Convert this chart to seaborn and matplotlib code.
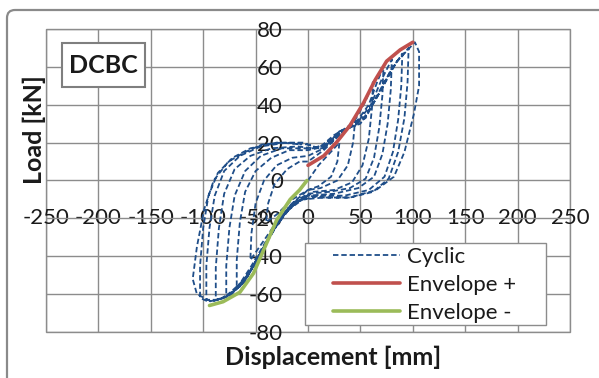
import numpy as np
import pandas as pd
import matplotlib.pyplot as plt
import seaborn as sns
from matplotlib.patches import Rectangle, FancyBboxPatch

# cyclic record, one cycle per pair of lists (displacement mm, load kN)
c1_x = [0, 10, 20, 30, 28, 22, 10, 0, -15, -30, -40, -38, -32, -20, -8, 0]
c1_y = [0, 8, 14, 20, 10, 2, -3, -5, -10, -18, -22, -12, -2, 6, 10, 10]
c2_x = [0, 15, 30, 45, 43, 38, 28, 12, 0, -15, -30, -45, -55, -54, -50, -42, -30, -15, 0]
c2_y = [10, 16, 24, 32, 20, 8, 0, -4, -5, -12, -22, -34, -42, -28, -12, 0, 8, 12, 13]
c3_x = [0, 15, 30, 45, 55, 62, 61, 58, 52, 42, 25, 5, -10, -25, -40, -55, -68, -68, -65, -60, -50, -35, -18, 0]
c3_y = [13, 17, 24, 32, 42, 52, 38, 22, 8, -1, -5, -6, -11, -19, -32, -46, -57, -42, -22, -6, 5, 12, 16, 16]
c4_x = [0, 15, 30, 45, 58, 66, 72, 71, 68, 63, 55, 40, 20, 0, -15, -30, -45, -60, -78, -78, -75, -70, -60, -45, -25, 0]
c4_y = [16, 18, 25, 30, 40, 52, 60, 45, 28, 12, 1, -4, -6, -7, -12, -22, -38, -52, -61, -45, -25, -8, 5, 13, 17, 17]
c5_x = [0, 15, 30, 45, 60, 70, 80, 79, 76, 71, 63, 48, 25, 0, -15, -30, -45, -60, -75, -88, -88, -85, -80, -70, -55, -35, -10, 5]
c5_y = [17, 17, 26, 29, 40, 53, 64, 48, 30, 14, 2, -4, -7, -8, -13, -23, -38, -53, -61, -63, -46, -25, -7, 6, 13, 17, 18, 17]
c6_x = [5, 20, 35, 50, 65, 78, 90, 89, 86, 81, 73, 58, 35, 10, -10, -25, -40, -55, -70, -85, -97, -97, -94, -89, -80, -65, -45, -20, 0, 10]
c6_y = [17, 20, 27, 30, 43, 57, 67, 50, 32, 15, 2, -5, -8, -8, -11, -19, -33, -48, -58, -63, -63, -45, -25, -8, 5, 13, 18, 20, 19, 17]
c7_x = [10, 25, 40, 55, 68, 82, 96, 95, 92, 86, 77, 62, 40, 15, -5, -20, -35, -50, -65, -80, -95, -103, -103, -100, -95, -86, -72, -55, -30, -5, 10]
c7_y = [17, 23, 28, 33, 47, 61, 70, 52, 33, 15, 1, -6, -9, -9, -10, -16, -28, -44, -56, -62, -64, -62, -45, -25, -8, 4, 12, 17, 20, 20, 17]
c8_x = [10, 25, 40, 55, 70, 85, 102, 106, 106, 101, 92, 82, 65, 40, 15, 0, -15, -30, -45, -60, -75, -92, -106, -110, -106, -99, -90, -76, -60, -44, -25, -6]
c8_y = [17, 24, 29, 34, 48, 63, 73, 68, 50, 35, 15, 2, -5, -9, -9, -8, -13, -24, -38, -53, -61, -64, -60, -52, -35, -15, 0, 10, 15, 19, 20, 19]

env_pos_x = [0, 15, 27, 40, 53, 64, 75, 88, 100]
env_pos_y = [8, 13, 20, 29, 41, 53, 63, 69, 73]
env_neg_x = [-1, -8, -17, -30, -41, -52, -65, -81, -94]
env_neg_y = [0, -5, -10, -21, -35, -49, -59, -64, -66]

x_ticks = [-250, -200, -150, -100, -50, 0, 50, 100, 150, 200, 250]
y_ticks = [-80, -60, -40, -20, 0, 20, 40, 60, 80]

cyc = pd.DataFrame({
    'disp': c1_x + c2_x + c3_x + c4_x + c5_x + c6_x + c7_x + c8_x,
    'load': c1_y + c2_y + c3_y + c4_y + c5_y + c6_y + c7_y + c8_y,
})

sns.set_style('white')
plt.rcParams['font.family'] = ['Lato', 'DejaVu Sans']
plt.rcParams['axes.unicode_minus'] = False
text_col = '#1a1a1a'
grid_col = '#8c8c8c'

fig = plt.figure(figsize=(5.99, 3.78), dpi=100)
ax = fig.add_axes([46 / 599, 1 - 332 / 378, 524 / 599, 303 / 378])

sns.lineplot(data=cyc, x='disp', y='load', sort=False, estimator=None, ax=ax,
             color='#1f4e89', lw=1.3, linestyle=(0, (3, 1.6)), label='Cyclic')
sns.lineplot(x=env_pos_x, y=env_pos_y, sort=False, estimator=None, ax=ax,
             color='#c0504d', lw=2.6, label='Envelope +')
sns.lineplot(x=env_neg_x, y=env_neg_y, sort=False, estimator=None, ax=ax,
             color='#9bbb59', lw=2.6, label='Envelope -')

ax.set_xlim(-250, 250)
ax.set_ylim(-80, 80)
ax.set_xticks(x_ticks)
ax.set_yticks(y_ticks)
ax.grid(True, color=grid_col, lw=1.0)
ax.set_axisbelow(True)
for s in ax.spines.values():
    s.set_visible(False)
ax.patch.set_edgecolor(grid_col)
ax.patch.set_linewidth(1.0)

# tick labels sit near the origin, like the Excel chart
ax.spines['left'].set_position(('data', 0))
ax.spines['bottom'].set_position(('data', -20))
ax.tick_params(axis='both', length=0, labelsize=16, colors=text_col)
ax.tick_params(axis='y', pad=18)
ax.tick_params(axis='x', pad=0)
for lbl in ax.get_xticklabels():
    lbl.set_va('center')

ax.set_xlabel('Displacement [mm]', fontsize=18, fontweight='bold', color=text_col)
ax.set_ylabel('Load [kN]', fontsize=18, fontweight='bold', color=text_col)
ax.xaxis.set_label_coords(0.548, -0.083)
ax.xaxis.label.set_va('center')
ax.yaxis.set_label_coords(-0.023, 0.667)
ax.yaxis.label.set_va('center')

# DCBC tag
ax.add_patch(Rectangle((0.0305, 0.8086), 0.158, 0.145, transform=ax.transAxes,
                       facecolor='white', edgecolor='#7f7f7f', lw=1.5, zorder=5))
ax.text(0.1097, 0.881, 'DCBC', transform=ax.transAxes, ha='center', va='center',
        fontsize=18, fontweight='bold', color=text_col, zorder=6)

# legend box drawn separately so the side padding can be wider than the top
ax.add_patch(Rectangle((259 / 524, 1 - 296 / 303), 241 / 524, 82 / 303,
                       transform=ax.transAxes, facecolor='white',
                       edgecolor=grid_col, lw=1.0, zorder=4.5))
leg = ax.legend(loc='upper left', bbox_to_anchor=(287 / 524, 1 - 218 / 303),
                borderaxespad=0, borderpad=0, fontsize=16, frameon=False,
                handlelength=3.0, handletextpad=0.35, labelspacing=0.35)
for t in leg.get_texts():
    t.set_color(text_col)

# outer chart border
fig.patches.append(FancyBboxPatch((0.07, -0.3), 7.0, 3.98, transform=fig.dpi_scale_trans,
                                  boxstyle='round,pad=0,rounding_size=0.08',
                                  facecolor='none', edgecolor='#8a8a8a', lw=1.6))

fig.savefig('out.png', dpi=100)
plt.close(fig)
————
### [THE PROBLEM]
Repeat verbatim all the material, but not the pictures.

### [THE SOLUTION]
Convert this chart to seaborn and matplotlib code.
import numpy as np
import pandas as pd
import matplotlib.pyplot as plt
import seaborn as sns
from matplotlib.patches import Rectangle, FancyBboxPatch

# cyclic record, one cycle per pair of lists (displacement mm, load kN)
c1_x = [0, 10, 20, 30, 28, 22, 10, 0, -15, -30, -40, -38, -32, -20, -8, 0]
c1_y = [0, 8, 14, 20, 10, 2, -3, -5, -10, -18, -22, -12, -2, 6, 10, 10]
c2_x = [0, 15, 30, 45, 43, 38, 28, 12, 0, -15, -30, -45, -55, -54, -50, -42, -30, -15, 0]
c2_y = [10, 16, 24, 32, 20, 8, 0, -4, -5, -12, -22, -34, -42, -28, -12, 0, 8, 12, 13]
c3_x = [0, 15, 30, 45, 55, 62, 61, 58, 52, 42, 25, 5, -10, -25, -40, -55, -68, -68, -65, -60, -50, -35, -18, 0]
c3_y = [13, 17, 24, 32, 42, 52, 38, 22, 8, -1, -5, -6, -11, -19, -32, -46, -57, -42, -22, -6, 5, 12, 16, 16]
c4_x = [0, 15, 30, 45, 58, 66, 72, 71, 68, 63, 55, 40, 20, 0, -15, -30, -45, -60, -78, -78, -75, -70, -60, -45, -25, 0]
c4_y = [16, 18, 25, 30, 40, 52, 60, 45, 28, 12, 1, -4, -6, -7, -12, -22, -38, -52, -61, -45, -25, -8, 5, 13, 17, 17]
c5_x = [0, 15, 30, 45, 60, 70, 80, 79, 76, 71, 63, 48, 25, 0, -15, -30, -45, -60, -75, -88, -88, -85, -80, -70, -55, -35, -10, 5]
c5_y = [17, 17, 26, 29, 40, 53, 64, 48, 30, 14, 2, -4, -7, -8, -13, -23, -38, -53, -61, -63, -46, -25, -7, 6, 13, 17, 18, 17]
c6_x = [5, 20, 35, 50, 65, 78, 90, 89, 86, 81, 73, 58, 35, 10, -10, -25, -40, -55, -70, -85, -97, -97, -94, -89, -80, -65, -45, -20, 0, 10]
c6_y = [17, 20, 27, 30, 43, 57, 67, 50, 32, 15, 2, -5, -8, -8, -11, -19, -33, -48, -58, -63, -63, -45, -25, -8, 5, 13, 18, 20, 19, 17]
c7_x = [10, 25, 40, 55, 68, 82, 96, 95, 92, 86, 77, 62, 40, 15, -5, -20, -35, -50, -65, -80, -95, -103, -103, -100, -95, -86, -72, -55, -30, -5, 10]
c7_y = [17, 23, 28, 33, 47, 61, 70, 52, 33, 15, 1, -6, -9, -9, -10, -16, -28, -44, -56, -62, -64, -62, -45, -25, -8, 4, 12, 17, 20, 20, 17]
c8_x = [10, 25, 40, 55, 70, 85, 102, 106, 106, 101, 92, 82, 65, 40, 15, 0, -15, -30, -45, -60, -75, -92, -106, -110, -106, -99, -90, -76, -60, -44, -25, -6]
c8_y = [17, 24, 29, 34, 48, 63, 73, 68, 50, 35, 15, 2, -5, -9, -9, -8, -13, -24, -38, -53, -61, -64, -60, -52, -35, -15, 0, 10, 15, 19, 20, 19]

env_pos_x = [0, 15, 27, 40, 53, 64, 75, 88, 100]
env_pos_y = [8, 13, 20, 29, 41, 53, 63, 69, 73]
env_neg_x = [-1, -8, -17, -30, -41, -52, -65, -81, -94]
env_neg_y = [0, -5, -10, -21, -35, -49, -59, -64, -66]

x_ticks = [-250, -200, -150, -100, -50, 0, 50, 100, 150, 200, 250]
y_ticks = [-80, -60, -40, -20, 0, 20, 40, 60, 80]

cyc = pd.DataFrame({
    'disp': c1_x + c2_x + c3_x + c4_x + c5_x + c6_x + c7_x + c8_x,
    'load': c1_y + c2_y + c3_y + c4_y + c5_y + c6_y + c7_y + c8_y,
})

sns.set_style('white')
plt.rcParams['font.family'] = ['Lato', 'DejaVu Sans']
plt.rcParams['axes.unicode_minus'] = False
text_col = '#1a1a1a'
grid_col = '#8c8c8c'

fig = plt.figure(figsize=(5.99, 3.78), dpi=100)
ax = fig.add_axes([46 / 599, 1 - 332 / 378, 524 / 599, 303 / 378])

sns.lineplot(data=cyc, x='disp', y='load', sort=False, estimator=None, ax=ax,
             color='#1f4e89', lw=1.3, linestyle=(0, (3, 1.6)), label='Cyclic')
sns.lineplot(x=env_pos_x, y=env_pos_y, sort=False, estimator=None, ax=ax,
             color='#c0504d', lw=2.6, label='Envelope +')
sns.lineplot(x=env_neg_x, y=env_neg_y, sort=False, estimator=None, ax=ax,
             color='#9bbb59', lw=2.6, label='Envelope -')

ax.set_xlim(-250, 250)
ax.set_ylim(-80, 80)
ax.set_xticks(x_ticks)
ax.set_yticks(y_ticks)
ax.grid(True, color=grid_col, lw=1.0)
ax.set_axisbelow(True)
for s in ax.spines.values():
    s.set_visible(False)
ax.patch.set_edgecolor(grid_col)
ax.patch.set_linewidth(1.0)

# tick labels sit near the origin, like the Excel chart
ax.spines['left'].set_position(('data', 0))
ax.spines['bottom'].set_position(('data', -20))
ax.tick_params(axis='both', length=0, labelsize=16, colors=text_col)
ax.tick_params(axis='y', pad=18)
ax.tick_params(axis='x', pad=0)
for lbl in ax.get_xticklabels():
    lbl.set_va('center')

ax.set_xlabel('Displacement [mm]', fontsize=18, fontweight='bold', color=text_col)
ax.set_ylabel('Load [kN]', fontsize=18, fontweight='bold', color=text_col)
ax.xaxis.set_label_coords(0.548, -0.083)
ax.xaxis.label.set_va('center')
ax.yaxis.set_label_coords(-0.023, 0.667)
ax.yaxis.label.set_va('center')

# DCBC tag
ax.add_patch(Rectangle((0.0305, 0.8086), 0.158, 0.145, transform=ax.transAxes,
                       facecolor='white', edgecolor='#7f7f7f', lw=1.5, zorder=5))
ax.text(0.1097, 0.881, 'DCBC', transform=ax.transAxes, ha='center', va='center',
        fontsize=18, fontweight='bold', color=text_col, zorder=6)

# legend box drawn separately so the side padding can be wider than the top
ax.add_patch(Rectangle((259 / 524, 1 - 296 / 303), 241 / 524, 82 / 303,
                       transform=ax.transAxes, facecolor='white',
                       edgecolor=grid_col, lw=1.0, zorder=4.5))
leg = ax.legend(loc='upper left', bbox_to_anchor=(287 / 524, 1 - 218 / 303),
                borderaxespad=0, borderpad=0, fontsize=16, frameon=False,
                handlelength=3.0, handletextpad=0.35, labelspacing=0.35)
for t in leg.get_texts():
    t.set_color(text_col)

# outer chart border
fig.patches.append(FancyBboxPatch((0.07, -0.3), 7.0, 3.98, transform=fig.dpi_scale_trans,
                                  boxstyle='round,pad=0,rounding_size=0.08',
                                  facecolor='none', edgecolor='#8a8a8a', lw=1.6))

fig.savefig('out.png', dpi=100)
plt.close(fig)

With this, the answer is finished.